THE EXERCISE:
Identify all lines of the data containing the string "this" and copy them.

================

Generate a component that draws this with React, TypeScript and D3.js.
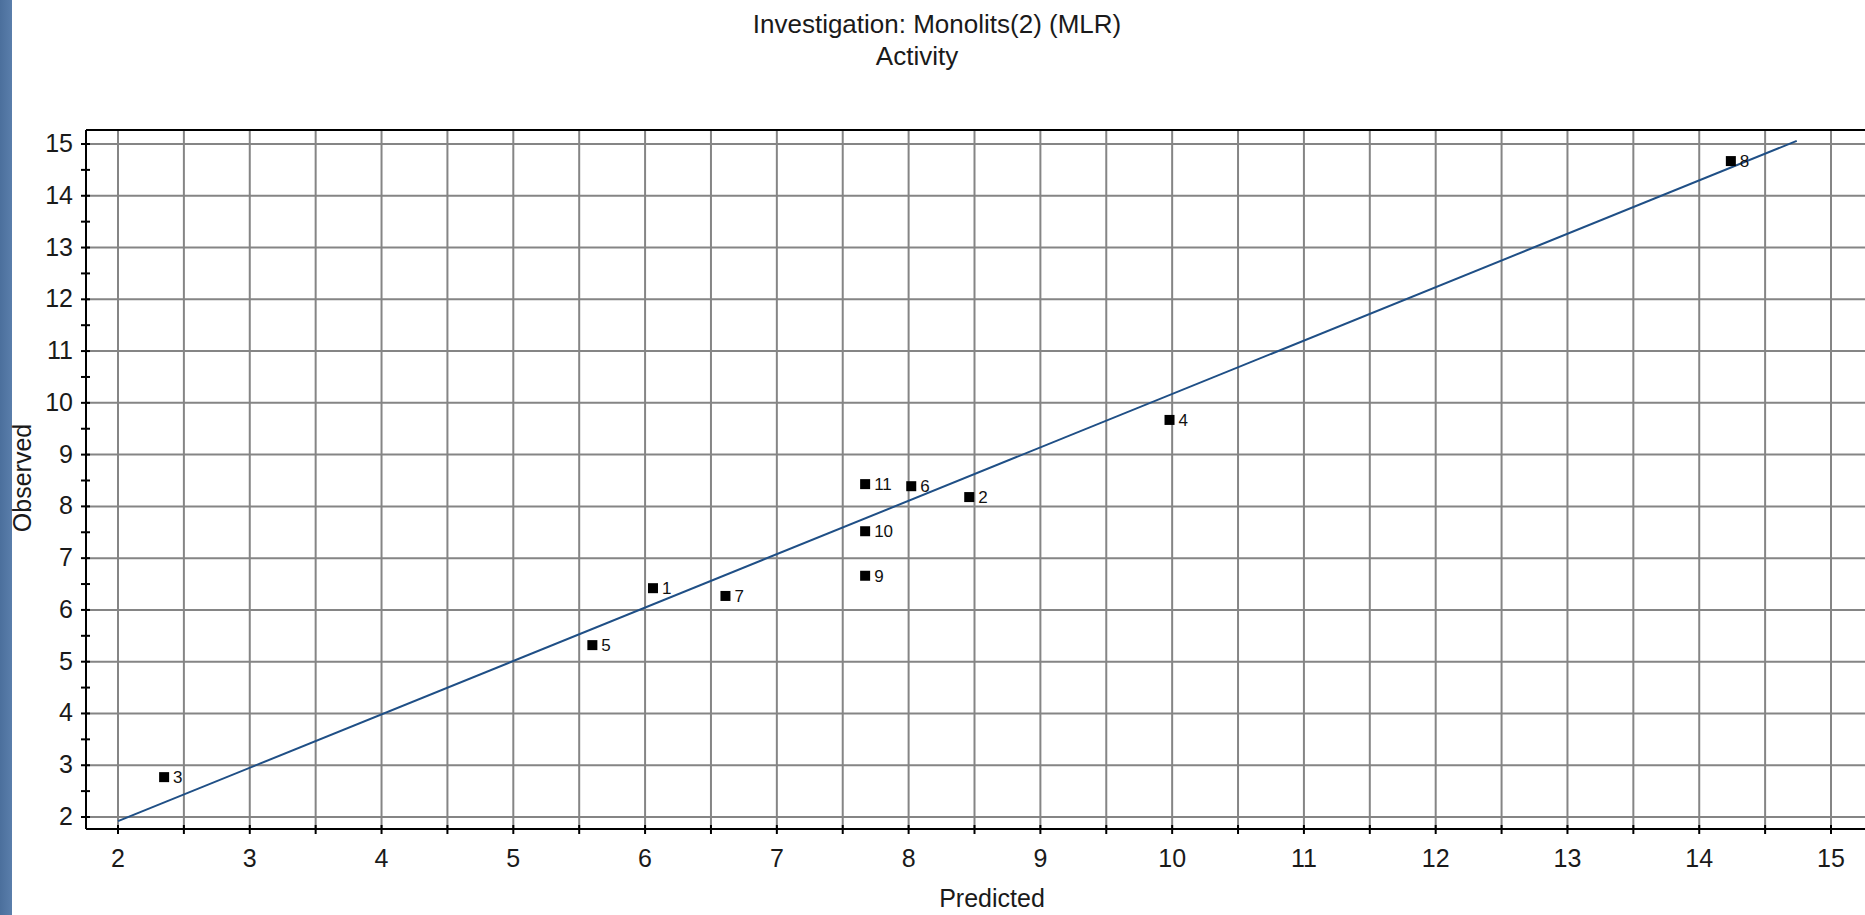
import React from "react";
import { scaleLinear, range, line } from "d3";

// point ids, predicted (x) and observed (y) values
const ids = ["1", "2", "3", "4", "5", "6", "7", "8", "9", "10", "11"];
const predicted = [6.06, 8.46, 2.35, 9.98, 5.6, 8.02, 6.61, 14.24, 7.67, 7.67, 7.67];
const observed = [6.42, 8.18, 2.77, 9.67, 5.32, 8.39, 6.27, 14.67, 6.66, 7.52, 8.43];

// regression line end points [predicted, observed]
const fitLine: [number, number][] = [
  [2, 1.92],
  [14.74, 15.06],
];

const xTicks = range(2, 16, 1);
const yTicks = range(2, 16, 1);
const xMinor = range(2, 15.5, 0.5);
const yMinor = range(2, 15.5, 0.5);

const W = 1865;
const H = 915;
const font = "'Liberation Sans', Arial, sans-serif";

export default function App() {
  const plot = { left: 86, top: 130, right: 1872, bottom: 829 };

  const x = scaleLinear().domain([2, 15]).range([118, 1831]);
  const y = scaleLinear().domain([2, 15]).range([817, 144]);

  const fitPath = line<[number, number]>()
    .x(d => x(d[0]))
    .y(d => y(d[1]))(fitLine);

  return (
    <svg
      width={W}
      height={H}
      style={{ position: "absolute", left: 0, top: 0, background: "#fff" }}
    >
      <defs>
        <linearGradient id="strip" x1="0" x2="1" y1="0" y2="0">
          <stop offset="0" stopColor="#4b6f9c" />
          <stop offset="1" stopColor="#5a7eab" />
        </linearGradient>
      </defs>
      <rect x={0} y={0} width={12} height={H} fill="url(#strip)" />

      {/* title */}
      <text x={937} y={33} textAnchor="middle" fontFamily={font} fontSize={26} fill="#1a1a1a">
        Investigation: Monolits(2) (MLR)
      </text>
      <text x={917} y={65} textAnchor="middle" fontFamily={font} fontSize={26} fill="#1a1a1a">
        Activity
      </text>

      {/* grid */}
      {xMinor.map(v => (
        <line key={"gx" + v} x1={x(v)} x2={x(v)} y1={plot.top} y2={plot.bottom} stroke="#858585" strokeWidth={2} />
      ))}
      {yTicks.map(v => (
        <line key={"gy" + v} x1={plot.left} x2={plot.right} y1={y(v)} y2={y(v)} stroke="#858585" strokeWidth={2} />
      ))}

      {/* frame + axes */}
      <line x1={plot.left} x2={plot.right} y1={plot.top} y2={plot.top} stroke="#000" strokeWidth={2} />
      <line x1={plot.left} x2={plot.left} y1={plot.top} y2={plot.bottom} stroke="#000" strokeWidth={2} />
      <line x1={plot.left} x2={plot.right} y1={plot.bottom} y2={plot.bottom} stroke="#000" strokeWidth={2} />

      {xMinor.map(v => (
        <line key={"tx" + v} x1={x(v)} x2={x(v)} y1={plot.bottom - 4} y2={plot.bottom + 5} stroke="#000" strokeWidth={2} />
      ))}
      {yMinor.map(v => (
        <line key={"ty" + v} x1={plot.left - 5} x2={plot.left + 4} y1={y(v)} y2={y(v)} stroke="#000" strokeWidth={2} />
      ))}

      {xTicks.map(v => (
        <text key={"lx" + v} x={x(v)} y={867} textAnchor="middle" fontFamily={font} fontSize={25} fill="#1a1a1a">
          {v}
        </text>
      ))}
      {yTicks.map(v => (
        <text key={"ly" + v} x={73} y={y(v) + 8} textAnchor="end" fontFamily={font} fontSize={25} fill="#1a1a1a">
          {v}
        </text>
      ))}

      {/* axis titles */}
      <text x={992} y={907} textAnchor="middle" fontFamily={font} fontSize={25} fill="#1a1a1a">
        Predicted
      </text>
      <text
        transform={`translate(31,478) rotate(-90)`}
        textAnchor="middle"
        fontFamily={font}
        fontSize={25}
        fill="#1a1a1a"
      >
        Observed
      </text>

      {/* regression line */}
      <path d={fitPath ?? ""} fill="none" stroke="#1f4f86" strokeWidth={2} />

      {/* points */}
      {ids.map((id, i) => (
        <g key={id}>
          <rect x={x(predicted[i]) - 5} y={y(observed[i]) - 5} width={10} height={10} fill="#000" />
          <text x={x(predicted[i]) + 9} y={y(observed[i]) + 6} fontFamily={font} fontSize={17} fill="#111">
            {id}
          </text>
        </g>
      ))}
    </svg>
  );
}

================

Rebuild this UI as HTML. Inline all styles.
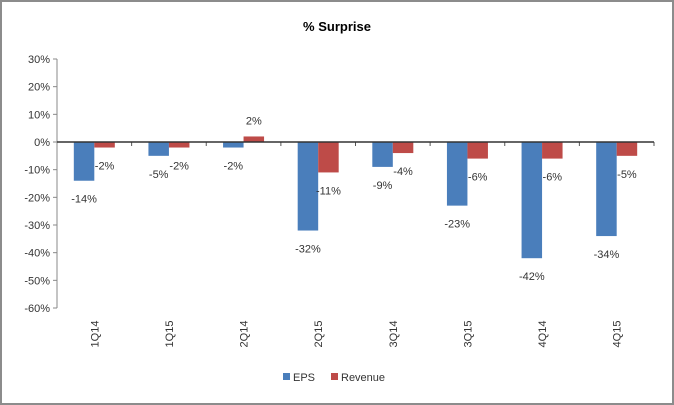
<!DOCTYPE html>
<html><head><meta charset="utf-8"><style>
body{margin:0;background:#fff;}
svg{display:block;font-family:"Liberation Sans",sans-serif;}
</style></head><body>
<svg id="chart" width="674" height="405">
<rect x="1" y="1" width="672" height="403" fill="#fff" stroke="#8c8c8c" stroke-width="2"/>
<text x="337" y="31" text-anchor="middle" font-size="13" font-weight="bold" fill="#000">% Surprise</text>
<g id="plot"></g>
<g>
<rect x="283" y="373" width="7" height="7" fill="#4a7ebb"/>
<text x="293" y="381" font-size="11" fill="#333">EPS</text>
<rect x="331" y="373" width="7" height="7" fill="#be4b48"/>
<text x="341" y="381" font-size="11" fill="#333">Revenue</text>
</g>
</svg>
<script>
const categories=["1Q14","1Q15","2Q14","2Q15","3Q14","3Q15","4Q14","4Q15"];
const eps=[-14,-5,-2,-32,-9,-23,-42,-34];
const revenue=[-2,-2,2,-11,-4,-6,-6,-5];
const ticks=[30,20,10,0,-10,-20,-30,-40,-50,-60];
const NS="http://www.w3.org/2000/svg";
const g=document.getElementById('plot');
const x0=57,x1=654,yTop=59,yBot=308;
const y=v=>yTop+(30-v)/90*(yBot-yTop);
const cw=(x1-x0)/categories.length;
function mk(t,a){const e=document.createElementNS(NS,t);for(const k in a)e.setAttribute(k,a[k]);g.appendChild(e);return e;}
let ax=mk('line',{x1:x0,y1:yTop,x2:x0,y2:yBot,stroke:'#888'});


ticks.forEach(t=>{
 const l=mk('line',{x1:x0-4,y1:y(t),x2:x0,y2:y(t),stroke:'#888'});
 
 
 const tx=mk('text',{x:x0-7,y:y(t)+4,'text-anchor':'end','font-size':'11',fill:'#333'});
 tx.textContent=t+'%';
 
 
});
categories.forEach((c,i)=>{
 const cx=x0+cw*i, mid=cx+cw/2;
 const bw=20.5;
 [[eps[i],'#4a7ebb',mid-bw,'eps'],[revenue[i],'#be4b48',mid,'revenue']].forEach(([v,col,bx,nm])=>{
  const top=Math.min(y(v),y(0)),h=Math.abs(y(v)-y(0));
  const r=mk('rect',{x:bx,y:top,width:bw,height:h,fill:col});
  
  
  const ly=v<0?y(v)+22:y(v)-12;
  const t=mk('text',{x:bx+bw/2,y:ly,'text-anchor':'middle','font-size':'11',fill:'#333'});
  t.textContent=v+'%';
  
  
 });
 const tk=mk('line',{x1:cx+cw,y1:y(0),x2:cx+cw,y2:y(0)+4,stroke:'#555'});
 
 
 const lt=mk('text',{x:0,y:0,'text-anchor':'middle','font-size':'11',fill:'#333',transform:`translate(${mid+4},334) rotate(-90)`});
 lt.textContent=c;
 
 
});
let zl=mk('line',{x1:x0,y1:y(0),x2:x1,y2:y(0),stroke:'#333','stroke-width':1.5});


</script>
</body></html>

================

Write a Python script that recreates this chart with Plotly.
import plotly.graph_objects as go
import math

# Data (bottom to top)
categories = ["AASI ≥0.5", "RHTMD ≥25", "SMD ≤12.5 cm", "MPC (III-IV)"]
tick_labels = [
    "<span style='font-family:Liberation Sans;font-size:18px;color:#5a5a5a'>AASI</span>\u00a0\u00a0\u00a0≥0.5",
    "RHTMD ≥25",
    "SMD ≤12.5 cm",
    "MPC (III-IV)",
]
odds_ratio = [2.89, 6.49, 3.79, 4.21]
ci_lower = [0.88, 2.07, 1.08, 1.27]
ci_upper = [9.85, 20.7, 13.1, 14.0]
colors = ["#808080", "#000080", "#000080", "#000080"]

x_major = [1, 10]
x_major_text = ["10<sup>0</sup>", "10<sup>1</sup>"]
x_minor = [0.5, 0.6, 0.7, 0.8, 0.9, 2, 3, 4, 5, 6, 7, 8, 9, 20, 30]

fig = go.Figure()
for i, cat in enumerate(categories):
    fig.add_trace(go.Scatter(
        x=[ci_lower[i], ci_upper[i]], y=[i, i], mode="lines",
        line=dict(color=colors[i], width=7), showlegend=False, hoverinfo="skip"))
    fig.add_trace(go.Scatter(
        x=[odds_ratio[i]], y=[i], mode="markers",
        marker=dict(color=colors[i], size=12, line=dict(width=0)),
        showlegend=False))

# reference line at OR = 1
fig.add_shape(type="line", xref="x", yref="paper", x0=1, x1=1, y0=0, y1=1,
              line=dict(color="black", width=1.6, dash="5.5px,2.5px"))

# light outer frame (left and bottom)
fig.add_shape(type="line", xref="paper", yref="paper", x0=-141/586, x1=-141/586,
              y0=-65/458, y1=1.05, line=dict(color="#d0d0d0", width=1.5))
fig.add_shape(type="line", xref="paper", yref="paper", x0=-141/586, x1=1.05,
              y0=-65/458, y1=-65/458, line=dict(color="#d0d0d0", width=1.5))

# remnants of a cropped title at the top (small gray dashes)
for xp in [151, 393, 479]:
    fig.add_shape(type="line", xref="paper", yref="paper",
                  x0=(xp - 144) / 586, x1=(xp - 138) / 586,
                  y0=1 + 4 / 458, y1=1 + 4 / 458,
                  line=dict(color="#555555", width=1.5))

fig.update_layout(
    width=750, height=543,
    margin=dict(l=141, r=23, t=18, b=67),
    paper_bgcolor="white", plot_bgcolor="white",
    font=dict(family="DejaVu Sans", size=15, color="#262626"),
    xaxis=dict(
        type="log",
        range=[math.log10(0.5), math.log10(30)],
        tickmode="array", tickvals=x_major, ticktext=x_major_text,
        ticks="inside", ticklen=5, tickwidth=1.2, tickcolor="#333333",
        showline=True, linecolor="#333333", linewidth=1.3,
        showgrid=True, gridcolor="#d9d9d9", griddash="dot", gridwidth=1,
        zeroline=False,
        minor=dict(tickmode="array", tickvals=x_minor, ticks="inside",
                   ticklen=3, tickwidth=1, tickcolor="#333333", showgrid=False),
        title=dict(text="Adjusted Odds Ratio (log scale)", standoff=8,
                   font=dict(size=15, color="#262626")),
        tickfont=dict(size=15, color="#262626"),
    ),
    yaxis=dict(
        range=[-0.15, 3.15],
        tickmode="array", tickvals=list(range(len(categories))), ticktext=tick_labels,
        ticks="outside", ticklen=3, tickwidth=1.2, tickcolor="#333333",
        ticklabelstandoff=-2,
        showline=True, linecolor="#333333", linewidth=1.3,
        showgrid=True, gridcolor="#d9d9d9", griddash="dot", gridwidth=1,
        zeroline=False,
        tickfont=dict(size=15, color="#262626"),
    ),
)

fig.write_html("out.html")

================

THE RESULT:
Generate a component that draws this with React, TypeScript and D3.js.
Rebuild this UI as HTML. Inline all styles.
Write a Python script that recreates this chart with Plotly.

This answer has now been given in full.